Leave the pictures out and write out exactly the lines from the top of the entries through the line containing "plt.rcParams['font.family'] = ['Open".

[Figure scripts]
________________________

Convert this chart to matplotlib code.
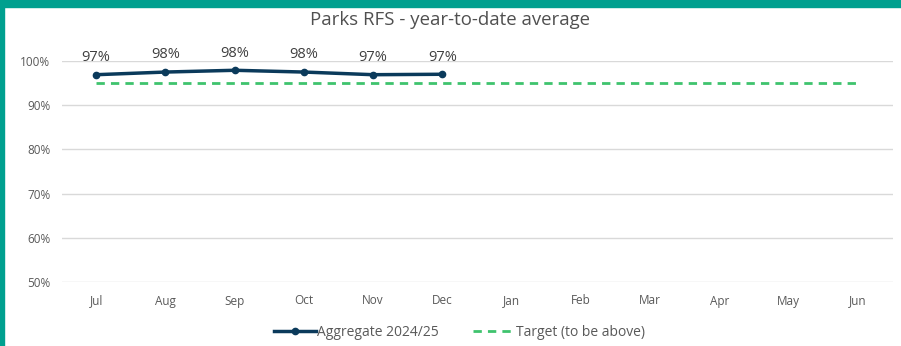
import matplotlib.pyplot as plt
from matplotlib.ticker import FuncFormatter

plt.rcParams['font.family'] = ['Open Sans', 'DejaVu Sans']

# monthly data, financial year Jul-Jun
months = ['Jul', 'Aug', 'Sep', 'Oct', 'Nov', 'Dec',
          'Jan', 'Feb', 'Mar', 'Apr', 'May', 'Jun']
aggregate = [96.9, 97.5, 97.9, 97.5, 96.9, 97.0]
target = [95] * 12

fig = plt.figure(figsize=(9.01, 3.46), dpi=100)

# teal frame around the chart (top and left edges)
fig.patches.append(plt.Rectangle((0, 1 - 7 / 346), 1, 7 / 346, transform=fig.transFigure,
                                 color='#00A08F', zorder=0))
fig.patches.append(plt.Rectangle((0, 0), 4 / 901, 1, transform=fig.transFigure,
                                 color='#00A08F', zorder=0))

ax = fig.add_axes([61.5 / 901, 1 - 282 / 346, (892.5 - 61.5) / 901, (282 - 61) / 346])

x = range(len(months))
ax.plot(x, target, color='#1DB954', lw=2, ls=(0, (3, 2.2)), alpha=0.85,
        label='Target (to be above)', zorder=2)
ax.plot(x[:len(aggregate)], aggregate, color='#0B3A5B', lw=2.5, marker='o', ms=4.5,
        label='Aggregate 2024/25', zorder=3)

for i, v in enumerate(aggregate):
    ax.annotate('%d%%' % round(v), (i, v), xytext=(0, 7), textcoords='offset points',
                ha='center', va='bottom', fontsize=10.5, color='#404040')

ax.set_xlim(-0.5, len(months) - 0.5)
ax.set_ylim(50, 100)
ax.set_yticks(range(50, 101, 10))
ax.yaxis.set_major_formatter(FuncFormatter(lambda v, p: '%d%%' % v))
ax.set_xticks(list(x))
ax.set_xticklabels(months)
ax.tick_params(length=0, labelsize=8.5, colors='#595959', pad=9)
ax.tick_params(axis='y', pad=8)
ax.grid(axis='y', color='#D9D9D9', lw=1)
ax.set_axisbelow(True)
for s in ax.spines.values():
    s.set_visible(False)

fig.text(0.5, 1 - 20 / 346, 'Parks RFS - year-to-date average', ha='center', va='center',
         fontsize=13.4, color='#505050')

handles, labels = ax.get_legend_handles_labels()
fig.legend(handles[::-1], labels[::-1], loc='center', bbox_to_anchor=(0.51, 1 - 332 / 346),
           ncol=2, frameon=False, fontsize=10, labelcolor='#595959',
           handlelength=3.0, handletextpad=0.1, columnspacing=2.4)

fig.savefig('out.png', dpi=100)
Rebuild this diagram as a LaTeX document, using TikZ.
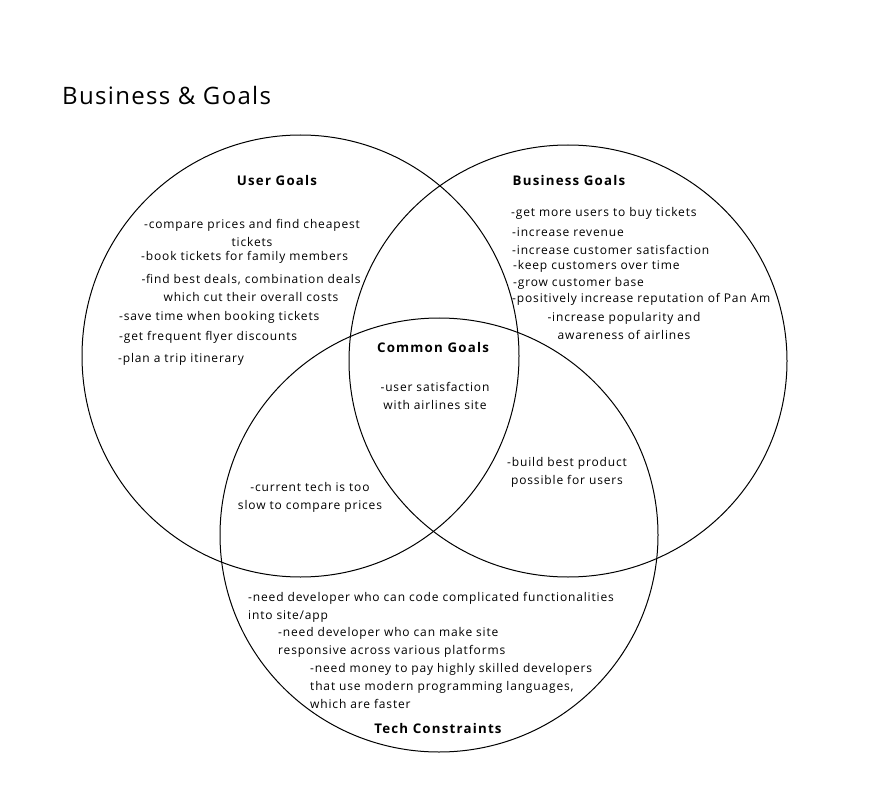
\documentclass[tikz,border=0pt]{standalone}
\usepackage{fontspec}
\setmainfont{Open Sans}[LetterSpace=7]
\begin{document}
\begin{tikzpicture}[x=1pt,y=-1pt,
  ring/.style={draw=black,line width=1pt},
  txt/.style={inner sep=0pt,yshift=-1.5pt,font=\fontsize{12}{18}\selectfont},
  lt/.style={txt,anchor=west,align=left},
  ct/.style={txt,anchor=center,align=center},
  head/.style={inner sep=0pt,anchor=center,font=\fontsize{13.3}{16}\selectfont\bfseries\addfontfeatures{LetterSpace=9}},
  ttl/.style={inner sep=0pt,anchor=west,font=\fontsize{24}{28}\selectfont\addfontfeatures{LetterSpace=5.5}}]
\fill[white] (0,0) rectangle (896,799);
\useasboundingbox (0,0) rectangle (896,799);
% circles
\draw[ring] (300.5,356) ellipse [x radius=218.5pt, y radius=221pt];
\draw[ring] (568,361) ellipse [x radius=219pt, y radius=216pt];
\draw[ring] (439,535) ellipse [x radius=219pt, y radius=217pt];
% title
\node[ttl] (title) at (62,96) {Business \& Goals};
% headings
\node[head] (hu) at (277,181) {User Goals};
\node[head] (hb) at (569,181) {Business Goals};
\node[head] (hc) at (433,348) {Common Goals};
\node[head] (ht) at (438,729) {Tech Constraints};
% user goals
\node[ct] (u1) at (252,231.5) {-compare prices and find cheapest\\tickets};
\node[lt] (u2) at (141,256) {-book tickets for family members};
\node[ct] (u3) at (251,286.5) {-find best deals, combination deals\\which cut their overall costs};
\node[lt] (u4) at (119,316) {-save time when booking tickets};
\node[lt] (u5) at (119,336) {-get frequent flyer discounts};
\node[lt] (u6) at (118,358) {-plan a trip itinerary};
% business goals
\node[lt] (b1) at (511,212) {-get more users to buy tickets};
\node[lt] (b2) at (512,231) {-increase revenue};
\node[lt] (b3) at (512,248) {-increase customer satisfaction};
\node[lt] (b4) at (513,265) {-keep customers over time};
\node[lt] (b5) at (513,282) {-grow customer base};
\node[lt] (b6) at (512,298) {-positively increase reputation of Pan Am};
\node[ct] (b7) at (624,324) {-increase popularity and\\awareness of airlines};
% common
\node[ct] (c1) at (435,394) {-user satisfaction\\with airlines site};
\node[ct] (c2) at (567,470.5) {-build best product\\possible for users};
\node[ct] (c3) at (310,495.5) {-current tech is too\\slow to compare prices};
% tech
\node[lt] (t1) at (248,606) {-need developer who can code complicated functionalities\\into site/app};
\node[lt] (t2) at (278,641) {-need developer who can make site\\responsive across various platforms};
\node[lt] (t3) at (310,684) {-need money to pay highly skilled developers\\that use modern programming languages,\\which are faster};
\end{tikzpicture}
\end{document}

________________________

[Correct result]
Convert this chart to matplotlib code.
import matplotlib.pyplot as plt
from matplotlib.ticker import FuncFormatter

plt.rcParams['font.family'] = ['Open Sans', 'DejaVu Sans']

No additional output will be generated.